Position/force evaluation-based assist-as-needed control strategy design for upper limb rehabilitation exoskeleton

In this paper, a position/force evaluation-based assist-as-needed (PFEAAN) control strategy is proposed for an upper limb rehabilitation exoskeleton to stimulate active participation of subject during the training process. The overall control framework contains an outer fuzzy adaptive impedance controller (FAIC) loop to determine the required assistive force and an inner barrier Lyapunov function-based controller with radial basis function neural network estimation (RBFNN-BLFC) loop to control the exoskeleton to provide the desired assistive force, which is obtained from the FAIC. In the outer FAIC loop, an impedance-based assistive force is conduct to assist the subject to achieve accuracy tracking performance. Considering the intervention of the exoskeleton, both position tracking error and assistive force are considered to be the evaluation elements of the subject's motor ability.

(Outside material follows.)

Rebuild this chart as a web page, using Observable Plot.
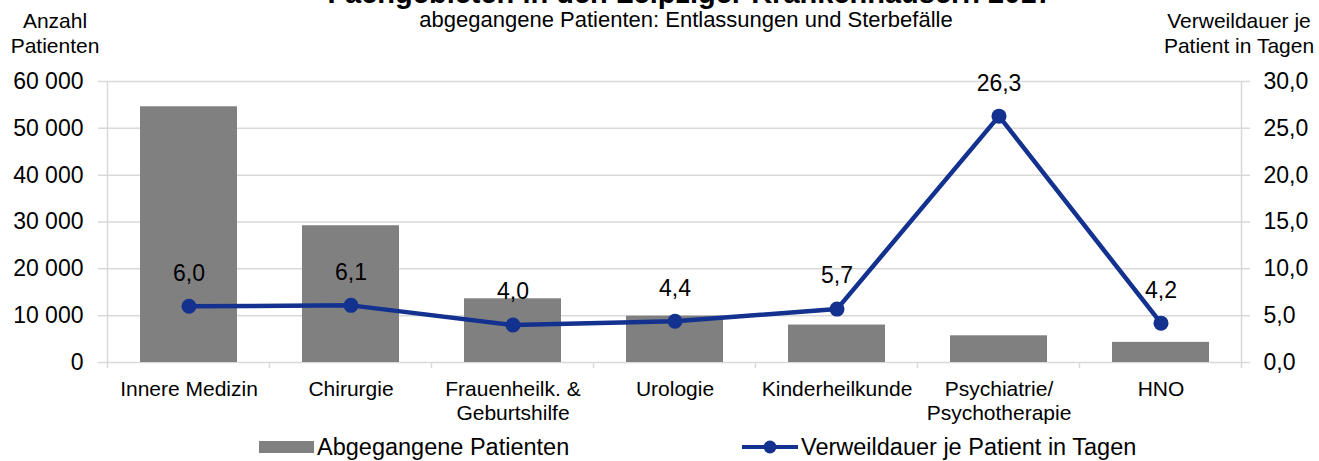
<!DOCTYPE html>
<html><head><meta charset="utf-8">
<script src="https://cdn.jsdelivr.net/npm/d3@7"></script>
<script src="https://cdn.jsdelivr.net/npm/@observablehq/plot@0.6"></script>
<style>
body{margin:0;background:#fff;font-family:"Liberation Sans",Arial,sans-serif;}
#wrap{position:relative;width:1319px;height:461px;overflow:hidden;background:#fff;}
#chart{position:absolute;left:0;top:0;}
.t{position:absolute;white-space:nowrap;color:#000;}
.c{transform:translateX(-50%);text-align:center;}
.title{font-weight:bold;font-size:29px;line-height:29px;top:-21px;left:690px;}
.sub{font-size:22px;line-height:22px;top:9px;left:686px;}
.ax{font-size:21px;line-height:25px;top:8px;}
.leg{top:434px;left:0;height:26px;font-size:23.5px;line-height:26px;display:flex;align-items:center;}
.sw{display:inline-block;}
</style></head><body>
<div id="wrap">
  <div id="chart"></div>
  <div class="t c title">Fachgebieten in den Leipziger Krankenhäusern 2017</div>
  <div class="t c sub">abgegangene Patienten: Entlassungen und Sterbefälle</div>
  <div class="t c ax" style="left:55px">Anzahl<br>Patienten</div>
  <div class="t c ax" style="left:1239px">Verweildauer je<br>Patient in Tagen</div>
  <div class="t leg" style="left:259px"><span class="sw" style="width:55px;height:12px;background:#808080;margin-right:3px"></span>Abgegangene Patienten</div>
  <div class="t leg" style="left:742px"><svg width="56" height="16" style="margin-right:3px"><line x1="0" y1="8" x2="56" y2="8" stroke="#13318f" stroke-width="4"/><circle cx="28" cy="8" r="6.5" fill="#13318f"/></svg>Verweildauer je Patient in Tagen</div>
</div>
<script>
const categories = ["Innere Medizin","Chirurgie","Frauenheilk. & Geburtshilfe","Urologie","Kinderheilkunde","Psychiatrie/ Psychotherapie","HNO"];
const categoryLabels = ["Innere Medizin","Chirurgie","Frauenheilk. &\nGeburtshilfe","Urologie","Kinderheilkunde","Psychiatrie/\nPsychotherapie","HNO"];
const patienten = [54600, 29200, 13600, 9900, 8000, 5700, 4300];
const verweildauer = [6.0, 6.1, 4.0, 4.4, 5.7, 26.3, 4.2];
const leftTicks = [0, 10000, 20000, 30000, 40000, 50000, 60000];
const rightTicks = [0, 5, 10, 15, 20, 25, 30];

const leftMax = leftTicks[leftTicks.length - 1];
const rightMax = rightTicks[rightTicks.length - 1];
const k = leftMax / rightMax;

const barColor = "#808080";
const lineColor = "#13318f";
const gridColor = "#d9d9d9";

const data = categories.map((c, i) => ({cat: c, label: categoryLabels[i], patienten: patienten[i], dauer: verweildauer[i]}));
const labelOf = new Map(categories.map((c, i) => [c, categoryLabels[i]]));
const fmtLeft = d => d3.format(",")(d).replace(/,/g, " ");
const fmtRight = d => (d / k).toFixed(1).replace(".", ",");

function frameLines(index, scales, values, dims) {
  const x = scales.x, y = scales.y;
  const bw = x.bandwidth ? x.bandwidth() : 0;
  const step = x.step ? x.step() : (dims.width - dims.marginLeft - dims.marginRight) / categories.length;
  const off = (step - bw) / 2;
  const edges = categories.map(c => x(c) - off);
  edges.push(x(categories[categories.length - 1]) + bw + off);
  const y0 = y(0), yTop = y(leftMax);
  const g = d3.create("svg:g").attr("stroke", gridColor).attr("stroke-width", 1.5).attr("fill", "none");
  edges.forEach((e, i) => {
    const top = (i === 0 || i === edges.length - 1) ? yTop : y0;
    g.append("line").attr("x1", e).attr("x2", e).attr("y1", top).attr("y2", y0 + 6);
  });
  return g.node();
}

const chart = Plot.plot({
  width: 1319,
  height: 461,
  marginTop: 81,
  marginBottom: 99,
  marginLeft: 106,
  marginRight: 76,
  style: {fontFamily: "'Liberation Sans', Arial, sans-serif", color: "#000", background: "#fff"},
  x: {type: "band", domain: categories, paddingInner: 0.4, paddingOuter: 0.2, label: null},
  y: {domain: [0, leftMax], label: null},
  marks: [
    Plot.ruleY(leftTicks, {stroke: gridColor, strokeWidth: 1.5, insetLeft: -8, insetRight: -7}),
    Plot.barY(data, {x: "cat", y: "patienten", fill: barColor}),
    frameLines,
    Plot.line(data, {x: "cat", y: d => d.dauer * k, stroke: lineColor, strokeWidth: 4.5}),
    Plot.dot(data, {x: "cat", y: d => d.dauer * k, r: 7.5, fill: lineColor}),
    Plot.text(data, {x: "cat", y: d => d.dauer * k, text: d => d.dauer.toFixed(1).replace(".", ","), dy: -33, fontSize: 23, fill: "#000"}),
    Plot.axisY({anchor: "left", ticks: leftTicks, tickFormat: fmtLeft, tickSize: 0, tickPadding: 23, fontSize: 23, label: null}),
    Plot.axisY({anchor: "right", ticks: rightTicks.map(d => d * k), tickFormat: fmtRight, tickSize: 0, tickPadding: 20, fontSize: 23, label: null}),
    Plot.axisX({anchor: "bottom", tickSize: 0, tickPadding: 17, fontSize: 21, lineHeight: 1.12, tickFormat: c => labelOf.get(c), label: null})
  ]
});
document.getElementById("chart").appendChild(chart);
</script>
</body></html>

A fuzzy logic is applied to adjust stiffness parameter based on the subject's actual motor ability. In the inner RBFNN-BLFC loop, a cosecant type barrier Lyapunov function is applied to ensure the exoskeleton tracking error remains bounded within the variable constraint. Besides, RBFNN is used to estimate the uncertain exoskeleton dynamics. Co-simulation studies of Matlab/Simulink and SolidWorks are performed to show the effectiveness of the proposed PFEAAN controller.